(1.) The Revision herein is against the concurrent findings of Rent Controller and the Appellate Authority.
(2.) The landlord sought eviction of tenant on various grounds inclusive of that the tenant had ceased to occupy the shop in question for a period of more than four months without reasonable cause. Since the eviction has been ordered on the only ground that the petitioner ceased to occupy the shop for the statutory period mentioned in the Act, the arguments in this Court have been addressed only on this point. The Appellate Authority dealt with the issue aforesaid in paragraphs 8, 9 and 10. Paragraphs 8, 9 and part of the para 10 read as follows:-
(3.) Mr. C.B. Goel, learned counsel for the petitioner, however, vehemently contends that the findings recorded by the Appellate Authority and the Rent Controller are not supported by the evidence available on record. Highlighting his contention referred to above, he states that the Appellate Authority returned a finding that the petitioner was running a shop at Nissing and from the reading of the statement of the petitioner it would appear that he never made such a statement.

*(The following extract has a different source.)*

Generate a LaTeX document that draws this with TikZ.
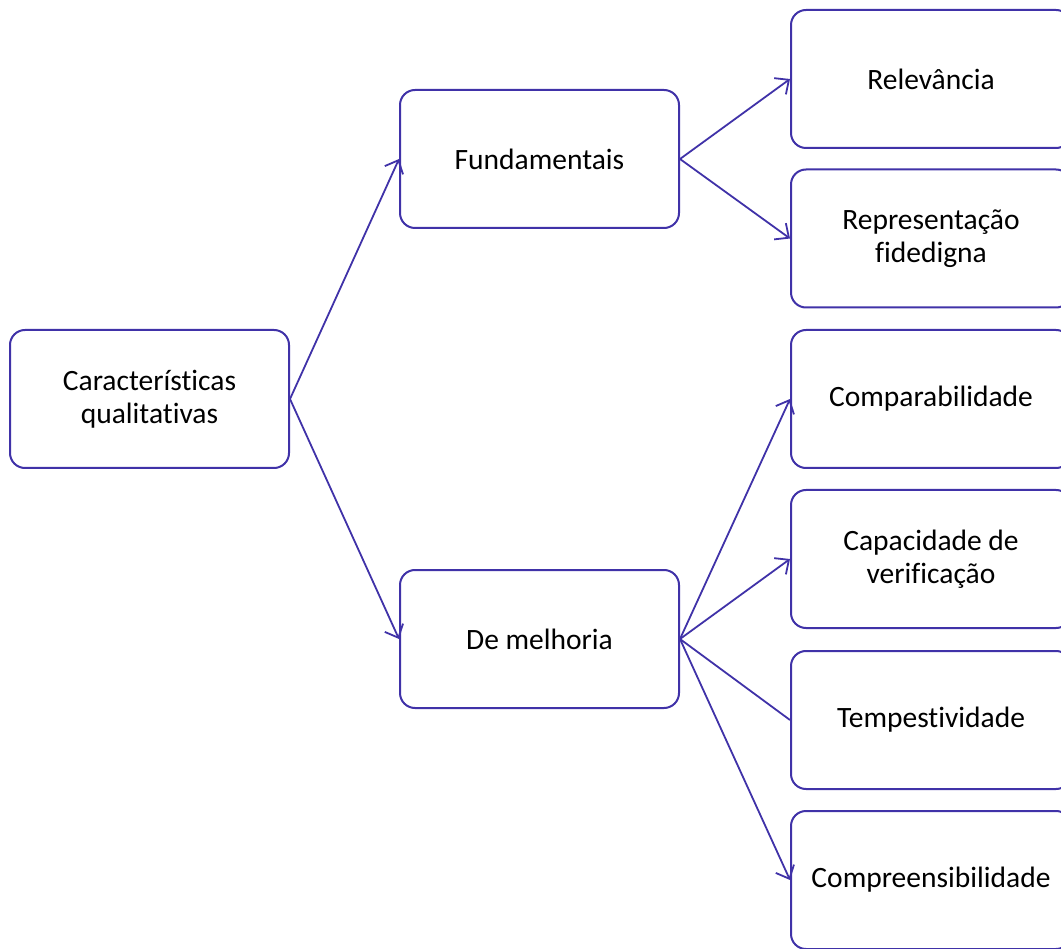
\documentclass[tikz,border=0pt]{standalone}
\usepackage{fontspec}
\setmainfont{Carlito}[Ligatures=CommonOff, RawFeature={-liga;-clig;-calt}]
\usetikzlibrary{arrows.meta}
\definecolor{linha}{RGB}{64,50,168}
\tikzset{
    caixa/.style={draw=linha, line width=2pt, rounded corners=15pt, minimum width=279pt, minimum height=138pt, align=center, font=\fontsize{29.5}{33}\selectfont, inner sep=0pt},
    seta/.style={draw=linha, line width=1.8pt, -{Straight Barb[length=11pt, width=20pt, line width=1.8pt]}},
    liga/.style={draw=linha, line width=1.8pt}
}
\begin{document}
\begin{tikzpicture}[x=1pt, y=-1pt]
            \useasboundingbox (0,0) rectangle (1061,949);
            \node[caixa] (raiz) at (149.5, 399) {Características\\qualitativas};
            \node[caixa] (fund) at (539.5, 159) {Fundamentais};
            \node[caixa] (melh) at (539.5, 639) {De melhoria};
            \foreach \i/\y/\txt in {1/79/Relevância, 2/238.5/{Representação\\fidedigna}, 3/399/Comparabilidade, 4/559/{Capacidade de\\verificação}, 5/720/Tempestividade, 6/880/Compreensibilidade} {
                \node[caixa, minimum width=280pt] (c\i) at (931, \y) {\txt};
            }
            \draw[seta] (raiz.east) -- (fund.west);
            \draw[seta] (raiz.east) -- (melh.west);
            \draw[seta] (fund.east) -- (c1.west);
            \draw[seta] (fund.east) -- (c2.west);
            \draw[seta] (melh.east) -- (c3.west);
            \draw[seta] (melh.east) -- (c4.west);
            \draw[liga] (melh.east) -- (c5.west);
            \draw[seta] (melh.east) -- (c6.west);
        \end{tikzpicture}
\end{document}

Mr. Goel is only partly right. So far as the petitioner-tenant is concerned, he did not state with regard to his running second shop but his witness RW-2 candidly admitted this fact. Confronted with this situation, Mr. Goel contends that the Rent Controller and Appellate Authority has disbelieved the statement of Mool Chand RW-2 and that being so, the whole of the statement of RW-2 should have been discarded. It may be recalled that the statement of RW-2 Mool Chand has been discarded on the ground that he is a tenant of adjoining shop under the respondent-landlord and that landlord had filed eviction proceedings against him as well. For the reasons mentioned above, the learned Rent Controller and the Appellate Authority were justified in not placing any reliance on RW-2 in support of the contention of the petitioner-tenant that he was still occupying the shop in dispute. That, however, does not mean that admissions made by him on a material point which turn in favour of the respondent-landlord cannot be taken into consideration while deciding the controversy in hand.